* AIM
Reproduce the records that follow in full, excluding any picture they contain.

Entries with chart source code:
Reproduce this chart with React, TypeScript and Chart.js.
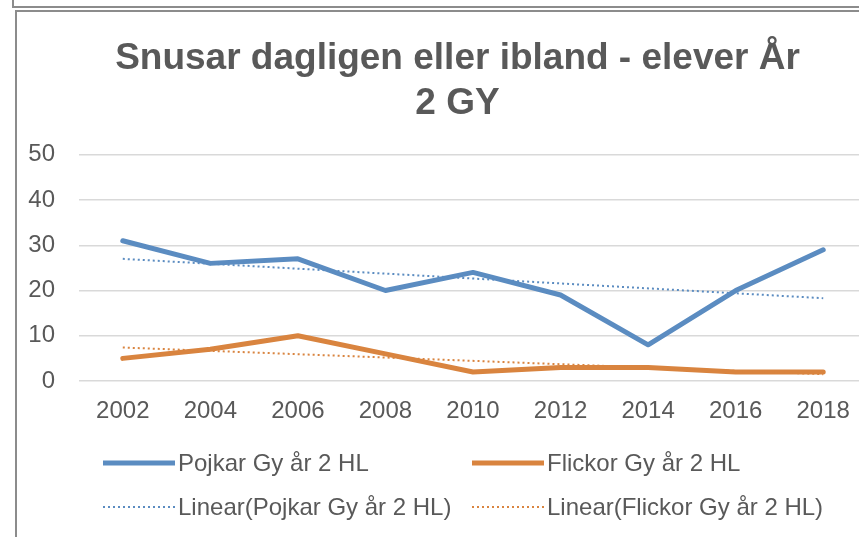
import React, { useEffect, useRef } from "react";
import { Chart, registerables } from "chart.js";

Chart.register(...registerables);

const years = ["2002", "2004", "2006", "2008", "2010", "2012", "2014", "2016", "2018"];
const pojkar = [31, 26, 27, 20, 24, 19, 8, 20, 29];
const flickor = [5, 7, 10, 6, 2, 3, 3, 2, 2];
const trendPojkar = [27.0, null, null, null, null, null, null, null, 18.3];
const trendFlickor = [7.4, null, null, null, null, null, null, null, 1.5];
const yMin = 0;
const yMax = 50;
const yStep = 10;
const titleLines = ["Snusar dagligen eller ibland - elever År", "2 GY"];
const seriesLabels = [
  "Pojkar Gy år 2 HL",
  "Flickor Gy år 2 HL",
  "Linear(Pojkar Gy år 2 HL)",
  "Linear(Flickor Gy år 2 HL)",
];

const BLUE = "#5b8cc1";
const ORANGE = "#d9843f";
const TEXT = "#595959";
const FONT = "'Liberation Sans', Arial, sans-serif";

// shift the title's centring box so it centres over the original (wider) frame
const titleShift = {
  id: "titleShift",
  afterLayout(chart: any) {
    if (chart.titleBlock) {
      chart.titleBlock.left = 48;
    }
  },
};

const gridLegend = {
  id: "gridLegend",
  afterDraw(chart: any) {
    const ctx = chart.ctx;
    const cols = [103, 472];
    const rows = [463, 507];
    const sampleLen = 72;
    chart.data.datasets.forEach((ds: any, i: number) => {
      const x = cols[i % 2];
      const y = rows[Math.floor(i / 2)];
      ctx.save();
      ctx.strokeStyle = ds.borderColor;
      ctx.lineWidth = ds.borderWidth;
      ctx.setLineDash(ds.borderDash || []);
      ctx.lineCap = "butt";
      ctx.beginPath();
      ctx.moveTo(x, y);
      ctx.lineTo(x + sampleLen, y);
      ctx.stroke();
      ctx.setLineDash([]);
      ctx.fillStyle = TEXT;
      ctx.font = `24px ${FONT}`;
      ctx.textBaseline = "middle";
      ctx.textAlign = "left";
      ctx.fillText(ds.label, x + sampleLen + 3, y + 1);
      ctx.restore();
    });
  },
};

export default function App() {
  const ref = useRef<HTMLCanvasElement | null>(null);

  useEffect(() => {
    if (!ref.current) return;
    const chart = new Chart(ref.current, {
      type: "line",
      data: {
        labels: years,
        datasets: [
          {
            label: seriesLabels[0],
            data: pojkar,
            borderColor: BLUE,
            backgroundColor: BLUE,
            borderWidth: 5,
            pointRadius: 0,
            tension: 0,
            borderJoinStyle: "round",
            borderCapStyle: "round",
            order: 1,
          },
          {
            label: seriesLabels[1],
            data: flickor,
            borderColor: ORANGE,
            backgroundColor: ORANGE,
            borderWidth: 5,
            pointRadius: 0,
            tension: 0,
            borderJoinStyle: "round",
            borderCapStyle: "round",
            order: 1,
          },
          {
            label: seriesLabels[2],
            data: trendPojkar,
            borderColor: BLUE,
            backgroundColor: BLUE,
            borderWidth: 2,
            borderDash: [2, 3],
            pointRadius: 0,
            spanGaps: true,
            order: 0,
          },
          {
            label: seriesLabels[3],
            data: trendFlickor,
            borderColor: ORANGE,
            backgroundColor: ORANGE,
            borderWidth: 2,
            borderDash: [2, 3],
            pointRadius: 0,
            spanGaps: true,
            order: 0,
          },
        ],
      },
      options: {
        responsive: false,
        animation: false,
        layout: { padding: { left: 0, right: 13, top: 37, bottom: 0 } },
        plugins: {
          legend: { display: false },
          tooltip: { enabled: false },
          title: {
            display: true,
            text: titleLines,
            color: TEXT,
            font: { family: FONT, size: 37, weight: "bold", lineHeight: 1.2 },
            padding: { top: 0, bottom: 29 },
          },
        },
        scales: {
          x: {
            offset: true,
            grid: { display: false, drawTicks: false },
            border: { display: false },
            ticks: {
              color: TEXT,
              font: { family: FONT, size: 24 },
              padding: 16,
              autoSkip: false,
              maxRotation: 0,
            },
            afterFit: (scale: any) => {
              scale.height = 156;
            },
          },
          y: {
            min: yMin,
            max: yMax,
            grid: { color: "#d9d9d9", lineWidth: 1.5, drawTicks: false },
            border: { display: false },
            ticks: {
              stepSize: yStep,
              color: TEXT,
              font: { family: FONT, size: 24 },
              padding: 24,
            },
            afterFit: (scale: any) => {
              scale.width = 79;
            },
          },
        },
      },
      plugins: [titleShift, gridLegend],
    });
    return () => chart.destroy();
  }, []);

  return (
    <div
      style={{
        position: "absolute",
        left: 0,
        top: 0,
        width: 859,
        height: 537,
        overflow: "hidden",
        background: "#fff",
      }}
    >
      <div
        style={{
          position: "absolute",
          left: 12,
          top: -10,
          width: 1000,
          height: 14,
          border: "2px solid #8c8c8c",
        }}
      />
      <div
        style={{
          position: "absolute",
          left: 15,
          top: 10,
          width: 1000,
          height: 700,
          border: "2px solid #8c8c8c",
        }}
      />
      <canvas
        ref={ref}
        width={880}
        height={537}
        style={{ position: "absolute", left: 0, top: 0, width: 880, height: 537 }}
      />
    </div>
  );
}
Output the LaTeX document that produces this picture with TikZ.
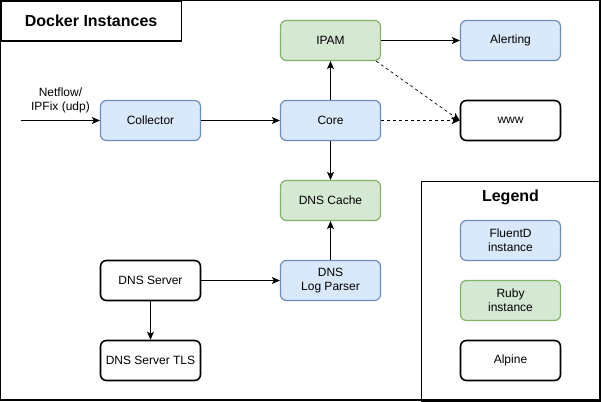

* RESULT FOR THIS TASK
Reproduce this chart with React, TypeScript and Chart.js.
import React, { useEffect, useRef } from "react";
import { Chart, registerables } from "chart.js";

Chart.register(...registerables);

const years = ["2002", "2004", "2006", "2008", "2010", "2012", "2014", "2016", "2018"];
const pojkar = [31, 26, 27, 20, 24, 19, 8, 20, 29];
const flickor = [5, 7, 10, 6, 2, 3, 3, 2, 2];
const trendPojkar = [27.0, null, null, null, null, null, null, null, 18.3];
const trendFlickor = [7.4, null, null, null, null, null, null, null, 1.5];
const yMin = 0;
const yMax = 50;
const yStep = 10;
const titleLines = ["Snusar dagligen eller ibland - elever År", "2 GY"];
const seriesLabels = [
  "Pojkar Gy år 2 HL",
  "Flickor Gy år 2 HL",
  "Linear(Pojkar Gy år 2 HL)",
  "Linear(Flickor Gy år 2 HL)",
];

const BLUE = "#5b8cc1";
const ORANGE = "#d9843f";
const TEXT = "#595959";
const FONT = "'Liberation Sans', Arial, sans-serif";

// shift the title's centring box so it centres over the original (wider) frame
const titleShift = {
  id: "titleShift",
  afterLayout(chart: any) {
    if (chart.titleBlock) {
      chart.titleBlock.left = 48;
    }
  },
};

const gridLegend = {
  id: "gridLegend",
  afterDraw(chart: any) {
    const ctx = chart.ctx;
    const cols = [103, 472];
    const rows = [463, 507];
    const sampleLen = 72;
    chart.data.datasets.forEach((ds: any, i: number) => {
      const x = cols[i % 2];
      const y = rows[Math.floor(i / 2)];
      ctx.save();
      ctx.strokeStyle = ds.borderColor;
      ctx.lineWidth = ds.borderWidth;
      ctx.setLineDash(ds.borderDash || []);
      ctx.lineCap = "butt";
      ctx.beginPath();
      ctx.moveTo(x, y);
      ctx.lineTo(x + sampleLen, y);
      ctx.stroke();
      ctx.setLineDash([]);
      ctx.fillStyle = TEXT;
      ctx.font = `24px ${FONT}`;
      ctx.textBaseline = "middle";
      ctx.textAlign = "left";
      ctx.fillText(ds.label, x + sampleLen + 3, y + 1);
      ctx.restore();
    });
  },
};

export default function App() {
  const ref = useRef<HTMLCanvasElement | null>(null);

  useEffect(() => {
    if (!ref.current) return;
    const chart = new Chart(ref.current, {
      type: "line",
      data: {
        labels: years,
        datasets: [
          {
            label: seriesLabels[0],
            data: pojkar,
            borderColor: BLUE,
            backgroundColor: BLUE,
            borderWidth: 5,
            pointRadius: 0,
            tension: 0,
            borderJoinStyle: "round",
            borderCapStyle: "round",
            order: 1,
          },
          {
            label: seriesLabels[1],
            data: flickor,
            borderColor: ORANGE,
            backgroundColor: ORANGE,
            borderWidth: 5,
            pointRadius: 0,
            tension: 0,
            borderJoinStyle: "round",
            borderCapStyle: "round",
            order: 1,
          },
          {
            label: seriesLabels[2],
            data: trendPojkar,
            borderColor: BLUE,
            backgroundColor: BLUE,
            borderWidth: 2,
            borderDash: [2, 3],
            pointRadius: 0,
            spanGaps: true,
            order: 0,
          },
          {
            label: seriesLabels[3],
            data: trendFlickor,
            borderColor: ORANGE,
            backgroundColor: ORANGE,
            borderWidth: 2,
            borderDash: [2, 3],
            pointRadius: 0,
            spanGaps: true,
            order: 0,
          },
        ],
      },
      options: {
        responsive: false,
        animation: false,
        layout: { padding: { left: 0, right: 13, top: 37, bottom: 0 } },
        plugins: {
          legend: { display: false },
          tooltip: { enabled: false },
          title: {
            display: true,
            text: titleLines,
            color: TEXT,
            font: { family: FONT, size: 37, weight: "bold", lineHeight: 1.2 },
            padding: { top: 0, bottom: 29 },
          },
        },
        scales: {
          x: {
            offset: true,
            grid: { display: false, drawTicks: false },
            border: { display: false },
            ticks: {
              color: TEXT,
              font: { family: FONT, size: 24 },
              padding: 16,
              autoSkip: false,
              maxRotation: 0,
            },
            afterFit: (scale: any) => {
              scale.height = 156;
            },
          },
          y: {
            min: yMin,
            max: yMax,
            grid: { color: "#d9d9d9", lineWidth: 1.5, drawTicks: false },
            border: { display: false },
            ticks: {
              stepSize: yStep,
              color: TEXT,
              font: { family: FONT, size: 24 },
              padding: 24,
            },
            afterFit: (scale: any) => {
              scale.width = 79;
            },
          },
        },
      },
      plugins: [titleShift, gridLegend],
    });
    return () => chart.destroy();
  }, []);

  return (
    <div
      style={{
        position: "absolute",
        left: 0,
        top: 0,
        width: 859,
        height: 537,
        overflow: "hidden",
        background: "#fff",
      }}
    >
      <div
        style={{
          position: "absolute",
          left: 12,
          top: -10,
          width: 1000,
          height: 14,
          border: "2px solid #8c8c8c",
        }}
      />
      <div
        style={{
          position: "absolute",
          left: 15,
          top: 10,
          width: 1000,
          height: 700,
          border: "2px solid #8c8c8c",
        }}
      />
      <canvas
        ref={ref}
        width={880}
        height={537}
        style={{ position: "absolute", left: 0, top: 0, width: 880, height: 537 }}
      />
    </div>
  );
}
Output the LaTeX document that produces this picture with TikZ.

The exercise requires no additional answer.